__Given task__
Copy every line of the listing that holds the string "script".

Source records
• • • •

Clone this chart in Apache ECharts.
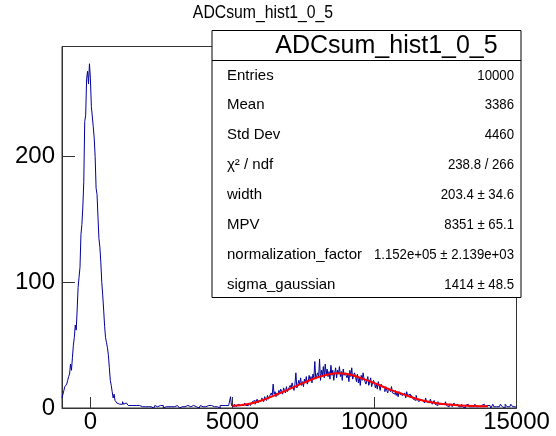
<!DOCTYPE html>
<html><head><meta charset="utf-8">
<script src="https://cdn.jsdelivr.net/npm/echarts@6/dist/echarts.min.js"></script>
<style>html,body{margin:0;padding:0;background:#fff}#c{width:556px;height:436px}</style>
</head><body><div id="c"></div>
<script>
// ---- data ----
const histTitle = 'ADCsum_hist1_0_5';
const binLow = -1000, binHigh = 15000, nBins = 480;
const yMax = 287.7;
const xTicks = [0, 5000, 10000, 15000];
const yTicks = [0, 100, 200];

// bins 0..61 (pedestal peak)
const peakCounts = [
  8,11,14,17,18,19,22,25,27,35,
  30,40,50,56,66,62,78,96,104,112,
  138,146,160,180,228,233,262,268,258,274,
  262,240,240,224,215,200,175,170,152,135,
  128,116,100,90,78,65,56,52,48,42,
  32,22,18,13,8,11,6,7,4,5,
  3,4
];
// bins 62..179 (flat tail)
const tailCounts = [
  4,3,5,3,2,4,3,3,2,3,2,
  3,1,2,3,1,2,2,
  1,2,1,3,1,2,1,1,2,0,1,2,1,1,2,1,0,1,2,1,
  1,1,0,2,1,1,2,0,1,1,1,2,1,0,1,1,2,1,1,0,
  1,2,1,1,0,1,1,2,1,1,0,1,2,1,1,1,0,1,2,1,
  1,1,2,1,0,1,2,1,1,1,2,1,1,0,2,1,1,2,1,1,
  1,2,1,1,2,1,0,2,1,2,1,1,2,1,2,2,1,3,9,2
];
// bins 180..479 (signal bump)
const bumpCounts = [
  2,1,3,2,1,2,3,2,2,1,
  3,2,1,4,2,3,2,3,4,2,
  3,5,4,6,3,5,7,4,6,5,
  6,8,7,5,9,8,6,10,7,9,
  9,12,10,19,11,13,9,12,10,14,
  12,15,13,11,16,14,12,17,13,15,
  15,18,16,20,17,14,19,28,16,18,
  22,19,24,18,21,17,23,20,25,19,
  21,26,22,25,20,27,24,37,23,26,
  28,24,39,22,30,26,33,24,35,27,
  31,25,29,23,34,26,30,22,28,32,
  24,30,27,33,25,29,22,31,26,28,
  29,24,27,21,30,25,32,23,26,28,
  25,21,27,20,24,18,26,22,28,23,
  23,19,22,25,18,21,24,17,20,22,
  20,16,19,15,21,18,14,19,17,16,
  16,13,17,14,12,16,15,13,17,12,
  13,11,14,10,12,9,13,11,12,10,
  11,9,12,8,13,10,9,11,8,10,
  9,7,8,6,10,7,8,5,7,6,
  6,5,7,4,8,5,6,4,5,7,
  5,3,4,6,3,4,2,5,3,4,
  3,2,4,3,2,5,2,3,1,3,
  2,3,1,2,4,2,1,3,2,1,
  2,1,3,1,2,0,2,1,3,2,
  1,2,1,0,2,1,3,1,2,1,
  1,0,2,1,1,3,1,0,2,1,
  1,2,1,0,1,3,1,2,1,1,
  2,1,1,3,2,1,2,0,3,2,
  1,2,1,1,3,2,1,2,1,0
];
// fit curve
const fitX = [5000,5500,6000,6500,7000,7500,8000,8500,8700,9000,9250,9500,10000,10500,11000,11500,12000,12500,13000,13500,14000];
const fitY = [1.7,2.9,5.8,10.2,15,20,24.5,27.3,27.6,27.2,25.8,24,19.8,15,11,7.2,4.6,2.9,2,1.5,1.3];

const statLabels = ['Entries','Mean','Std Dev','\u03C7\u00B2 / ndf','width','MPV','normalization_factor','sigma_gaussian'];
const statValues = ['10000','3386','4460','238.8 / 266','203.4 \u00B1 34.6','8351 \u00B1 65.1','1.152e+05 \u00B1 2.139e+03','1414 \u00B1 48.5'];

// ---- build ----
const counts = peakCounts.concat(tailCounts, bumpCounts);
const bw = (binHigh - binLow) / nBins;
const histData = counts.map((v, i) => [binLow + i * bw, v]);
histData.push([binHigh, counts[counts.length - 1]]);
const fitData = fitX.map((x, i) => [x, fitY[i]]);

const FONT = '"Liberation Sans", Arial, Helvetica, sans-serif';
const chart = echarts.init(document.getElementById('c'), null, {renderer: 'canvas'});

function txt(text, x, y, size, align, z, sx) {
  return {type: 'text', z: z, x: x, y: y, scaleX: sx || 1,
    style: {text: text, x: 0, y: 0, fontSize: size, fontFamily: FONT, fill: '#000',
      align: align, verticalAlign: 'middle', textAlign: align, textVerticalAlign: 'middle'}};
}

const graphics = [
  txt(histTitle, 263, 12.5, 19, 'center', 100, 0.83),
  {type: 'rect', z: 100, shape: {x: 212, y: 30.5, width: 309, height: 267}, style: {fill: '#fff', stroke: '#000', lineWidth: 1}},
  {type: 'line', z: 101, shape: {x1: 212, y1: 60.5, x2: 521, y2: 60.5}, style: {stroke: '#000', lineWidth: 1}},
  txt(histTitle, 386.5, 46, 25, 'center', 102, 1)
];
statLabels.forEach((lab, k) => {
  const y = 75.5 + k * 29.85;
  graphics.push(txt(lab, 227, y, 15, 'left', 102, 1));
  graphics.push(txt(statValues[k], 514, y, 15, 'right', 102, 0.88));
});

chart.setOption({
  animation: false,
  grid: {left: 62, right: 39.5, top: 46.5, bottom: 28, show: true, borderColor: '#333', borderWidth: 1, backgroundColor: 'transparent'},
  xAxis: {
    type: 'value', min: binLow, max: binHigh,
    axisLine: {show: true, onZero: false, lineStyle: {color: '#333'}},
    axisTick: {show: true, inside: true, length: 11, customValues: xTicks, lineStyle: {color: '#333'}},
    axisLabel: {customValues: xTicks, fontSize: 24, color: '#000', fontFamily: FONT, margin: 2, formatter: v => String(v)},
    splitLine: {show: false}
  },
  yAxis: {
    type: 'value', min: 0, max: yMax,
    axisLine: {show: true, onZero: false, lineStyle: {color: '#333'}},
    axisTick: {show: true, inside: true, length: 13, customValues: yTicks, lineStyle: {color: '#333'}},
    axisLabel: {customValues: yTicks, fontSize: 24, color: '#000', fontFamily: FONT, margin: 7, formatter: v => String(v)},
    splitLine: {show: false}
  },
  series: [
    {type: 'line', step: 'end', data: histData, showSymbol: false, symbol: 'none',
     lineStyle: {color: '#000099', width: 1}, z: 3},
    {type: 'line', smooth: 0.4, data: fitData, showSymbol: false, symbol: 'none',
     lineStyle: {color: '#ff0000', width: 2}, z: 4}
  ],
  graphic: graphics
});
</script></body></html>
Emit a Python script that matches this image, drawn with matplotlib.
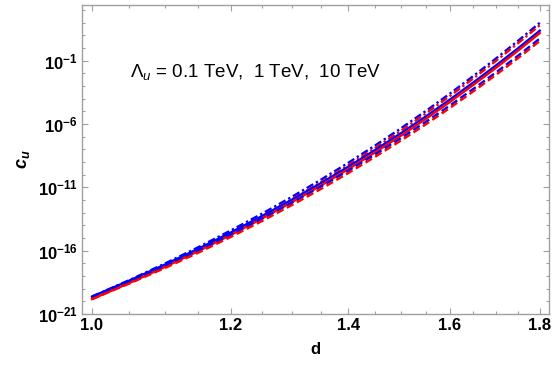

• • • •

__Result of the exercise__
<script src="https://cdn.jsdelivr.net/npm/echarts@6/dist/echarts.min.js"></script>
<script>
</script></body></html>
Emit a Python script that matches this image, drawn with matplotlib.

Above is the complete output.